# Bestehendes System auf SELinux umstellen?

## root_tux_linux

Hi

Ist es möglich ohne Probleme ein bestehendes System auf SELinux umzustellen?

Wenn ja, kann man dem Leitfaden folgen oder müsste man speziell auf was achten?

----------

## root_tux_linux

Hat da echt keiner Erfahrungen mit?  :Sad: 

----------

## forrestfunk81

Hi,

ich hab leider keine Erfahrung damit, verfolge das Thema aber seit einiger Zeit, da ich das demnächst auch machen möchte. Dazu gibt es u.a. diesen Thread. Leider ohne abschließende Antwort, wie es denn lief. Und im Gentoo SELinux Handbuch wird auch beschrieben, wie man SELinux auf einem existierenden Gentoo installiert. Sollte also funktionieren, aber wie gesagt ich habs noch nicht ausprobiert.

----------

## root_tux_linux

@forrestfunk81

Cool, den Abschnitt hab ich wohl verpasst ^^

Probier ich glaub die Tage   :Smile: 

----------

## cryptosteve

Berichte dann bitte mal, wie es gelaufen ist.

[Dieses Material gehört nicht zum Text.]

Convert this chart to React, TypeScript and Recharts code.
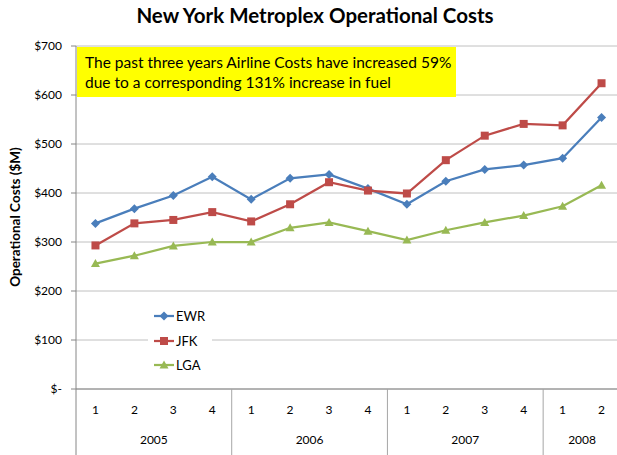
import { LineChart, Line, XAxis, YAxis, CartesianGrid, Legend } from "recharts";

const quarters: string[] = ["1", "2", "3", "4", "1", "2", "3", "4", "1", "2", "3", "4", "1", "2"];
const years: string[] = ["2005", "2005", "2005", "2005", "2006", "2006", "2006", "2006", "2007", "2007", "2007", "2007", "2008", "2008"];
const ewr: number[] = [338, 368, 395, 433, 387, 430, 438, 409, 377, 424, 448, 457, 471, 554];
const jfk: number[] = [293, 338, 345, 361, 342, 377, 422, 405, 399, 467, 517, 541, 538, 624];
const lga: number[] = [256, 272, 292, 300, 300, 329, 340, 322, 304, 324, 340, 354, 373, 416];
const yTicks: number[] = [0, 100, 200, 300, 400, 500, 600, 700];

const data = quarters.map((q, i) => ({ q, year: years[i], EWR: ewr[i], JFK: jfk[i], LGA: lga[i] }));

const COLOURS = { EWR: "#4A7EBB", JFK: "#BE4B48", LGA: "#98B954" };
const FONT = "Lato, 'Open Sans', sans-serif";

// plot area is 545px wide, points sit in the middle of each quarter's slot
const PLOT_W = 545;
const HALF = PLOT_W / quarters.length / 2;

function Marker(props: { cx: number; cy: number; kind: string; fill: string }) {
    const { cx, cy, kind, fill } = props;
    if (kind === "EWR") {
        return <polygon points={`${cx},${cy - 4.5} ${cx + 4.5},${cy} ${cx},${cy + 4.5} ${cx - 4.5},${cy}`} fill={fill} />;
    }
    if (kind === "JFK") {
        return <rect x={cx - 4} y={cy - 4} width={8} height={8} fill={fill} />;
    }
    return <polygon points={`${cx},${cy - 4.5} ${cx + 4.5},${cy + 3.5} ${cx - 4.5},${cy + 3.5}`} fill={fill} />;
}

function makeDot(kind: string, fill: string) {
    return (p: any) => {
        if (p.cx == null || p.cy == null) return <g key={p.index} />;
        return <Marker key={p.index} cx={p.cx} cy={p.cy} kind={kind} fill={fill} />;
    };
}

function QuarterTick(props: any) {
    const { x, y, payload } = props;
    const i: number = payload.index;
    const half: number = payload.offset || HALF;
    const yr = years[i];
    const first = years.indexOf(yr) === i;
    const count = years.filter((v) => v === yr).length;
    return (
        <g>
            <text x={x} y={y + 25} textAnchor="middle" fontSize={12} fill="#000" fontFamily={FONT}>{quarters[i]}</text>
            {first && (
                <>
                    <line x1={x - half} y1={y} x2={x - half} y2={y + 70} stroke={i === 0 ? "#868686" : "#a6a6a6"} strokeWidth={1} />
                    <text x={x + (count - 1) * half} y={y + 55} textAnchor="middle" fontSize={12} fill="#000" fontFamily={FONT}>{yr}</text>
                </>
            )}
        </g>
    );
}

function LegendBox() {
    const items = [
        { name: "EWR", colour: COLOURS.EWR },
        { name: "JFK", colour: COLOURS.JFK },
        { name: "LGA", colour: COLOURS.LGA },
    ];
    return (
        <div style={{ background: "#fff", width: 64, height: 66, paddingTop: 4, boxSizing: "border-box" }}>
            {items.map((it) => (
                <div key={it.name} style={{ display: "flex", alignItems: "center", height: 24.5, fontFamily: FONT, fontSize: 13 }}>
                    <svg width={28} height={12} style={{ marginLeft: 5 }}>
                        <line x1={1} y1={6} x2={21} y2={6} stroke={it.colour} strokeWidth={2.25} />
                        <Marker cx={11} cy={6} kind={it.name} fill={it.colour} />
                    </svg>
                    <span style={{ marginLeft: -5 }}>{it.name}</span>
                </div>
            ))}
        </div>
    );
}

export default function App() {
    return (
        <div style={{ position: "absolute", left: 0, top: 0, width: 617, height: 455, overflow: "hidden", background: "#fff" }}>
            <div style={{ position: "absolute", left: 0, top: 3, width: 630, textAlign: "center", fontFamily: FONT, fontWeight: 700, fontSize: 20.5 }}>
                New York Metroplex Operational Costs
            </div>
            <LineChart width={630} height={455} data={data} margin={{ top: 46, right: 9, bottom: 0, left: 0 }}>
                <CartesianGrid vertical={false} stroke="#c0c0c0" />
                <XAxis
                    dataKey="q"
                    height={66}
                    padding={{ left: HALF, right: HALF }}
                    axisLine={{ stroke: "#868686" }}
                    tickLine={false}
                    tickSize={0}
                    tickMargin={0}
                    interval={0}
                    tick={<QuarterTick />}
                />
                <YAxis
                    width={76}
                    domain={[0, 700]}
                    ticks={yTicks}
                    interval={0}
                    axisLine={{ stroke: "#868686" }}
                    tickLine={{ stroke: "#868686" }}
                    tickSize={5}
                    tickMargin={9}
                    tick={{ fontSize: 12, fill: "#000", fontFamily: FONT }}
                    tickFormatter={(v: number) => (v === 0 ? "$-" : `$${v}`)}
                />
                <Legend
                    layout="vertical"
                    align="center"
                    verticalAlign="middle"
                    wrapperStyle={{ left: 148, top: 300, width: 64 }}
                    content={<LegendBox />}
                />
                <Line dataKey="EWR" stroke={COLOURS.EWR} strokeWidth={2.25} dot={makeDot("EWR", COLOURS.EWR)} activeDot={false} isAnimationActive={false} />
                <Line dataKey="JFK" stroke={COLOURS.JFK} strokeWidth={2.25} dot={makeDot("JFK", COLOURS.JFK)} activeDot={false} isAnimationActive={false} />
                <Line dataKey="LGA" stroke={COLOURS.LGA} strokeWidth={2.25} dot={makeDot("LGA", COLOURS.LGA)} activeDot={false} isAnimationActive={false} />
            </LineChart>
            <div style={{ position: "absolute", left: 77, top: 47, width: 379, height: 50, background: "#ffff00", fontFamily: FONT, fontSize: 15.5, lineHeight: "19.5px", padding: "6px 0 0 8px", boxSizing: "border-box", color: "#000", whiteSpace: "nowrap" }}>
                The past three years Airline Costs have increased 59%<br />
                due to a corresponding 131% increase in fuel
            </div>
            <div style={{ position: "absolute", left: 15, top: 217, transform: "translate(-50%, -50%) rotate(-90deg)", fontFamily: FONT, fontWeight: 700, fontSize: 13.5, whiteSpace: "nowrap" }}>
                Operational Costs ($M)
            </div>
        </div>
    );
}
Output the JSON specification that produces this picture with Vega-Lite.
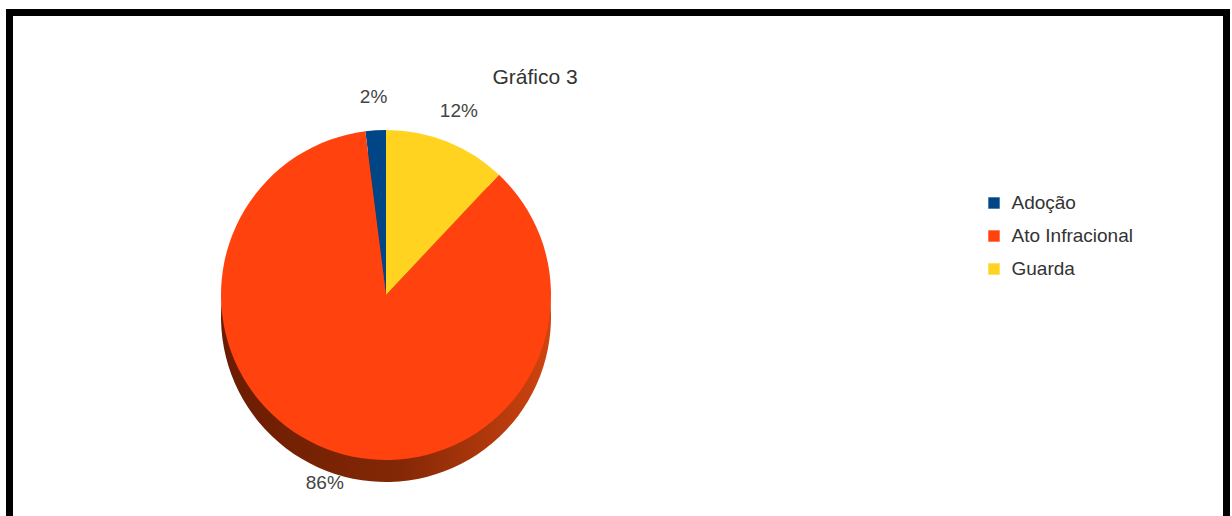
{
  "$schema": "https://vega.github.io/schema/vega-lite/v6.json",
  "autosize": "none",
  "width": 1217,
  "height": 510,
  "padding": {"left": 9.5, "top": 12.5, "right": 5.5, "bottom": 0},
  "background": "white",
  "view": {"stroke": "black", "strokeWidth": 7, "fill": "white"},
  "title": {
    "text": "Gráfico 3",
    "font": "Liberation Sans",
    "fontSize": 21,
    "fontWeight": "normal",
    "color": "#333333",
    "anchor": "middle",
    "dx": -83,
    "baseline": "alphabetic",
    "offset": -92
  },
  "data": {
    "values": [
      {"Categoria": "Adoção", "Percentual": 2, "Rotulo": "2%"},
      {"Categoria": "Ato Infracional", "Percentual": 86, "Rotulo": "86%"},
      {"Categoria": "Guarda", "Percentual": 12, "Rotulo": "12%"}
    ]
  },
  "encoding": {
    "theta": {"field": "Percentual", "type": "quantitative", "stack": true},
    "order": {"field": "Categoria", "sort": "descending"}
  },
  "layer": [
    {
      "mark": {
        "type": "arc",
        "x": 376.5,
        "y": 282.5,
        "yOffset": 22,
        "radius": 165,
        "color": {
          "gradient": "linear",
          "x1": 0, "x2": 1, "y1": 0, "y2": 0,
          "stops": [
            {"offset": 0, "color": "#6a1c02"},
            {"offset": 0.55, "color": "#842806"},
            {"offset": 1, "color": "#d0440f"}
          ]
        }
      }
    },
    {
      "mark": {"type": "arc", "x": 376.5, "y": 282.5, "radius": 165},
      "encoding": {
        "color": {
          "field": "Categoria",
          "type": "nominal",
          "scale": {
            "domain": ["Adoção", "Ato Infracional", "Guarda"],
            "range": ["#004586", "#ff420e", "#ffd320"]
          },
          "legend": {
            "title": null,
            "orient": "none",
            "legendX": 975,
            "legendY": 181,
            "symbolType": "square",
            "symbolSize": 130,
            "symbolStrokeWidth": 0,
            "labelFont": "Liberation Sans",
            "labelFontSize": 19,
            "labelColor": "#333333",
            "rowPadding": 13,
            "labelOffset": 8
          }
        }
      }
    },
    {
      "mark": {
        "type": "text",
        "x": 376.5,
        "y": 282.5,
        "radius": 198,
        "font": "Liberation Sans",
        "fontSize": 19,
        "color": "#444444"
      },
      "encoding": {
        "text": {"field": "Rotulo", "type": "nominal"}
      }
    }
  ]
}
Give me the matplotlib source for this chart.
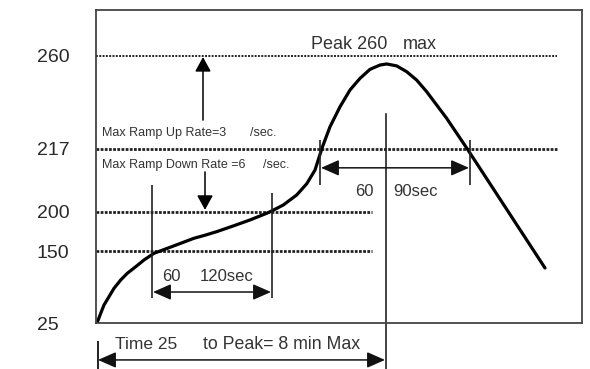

Was für eine Maschine möchtest Du denn umstellen? Server oder Desktop?

----------

## root_tux_linux

 *cryptohappen wrote:*   

> Berichte dann bitte mal, wie es gelaufen ist.
> 
> Was für eine Maschine möchtest Du denn umstellen? Server oder Desktop?

 

Desktop, bin aber noch nicht dazu gekommen :/

----------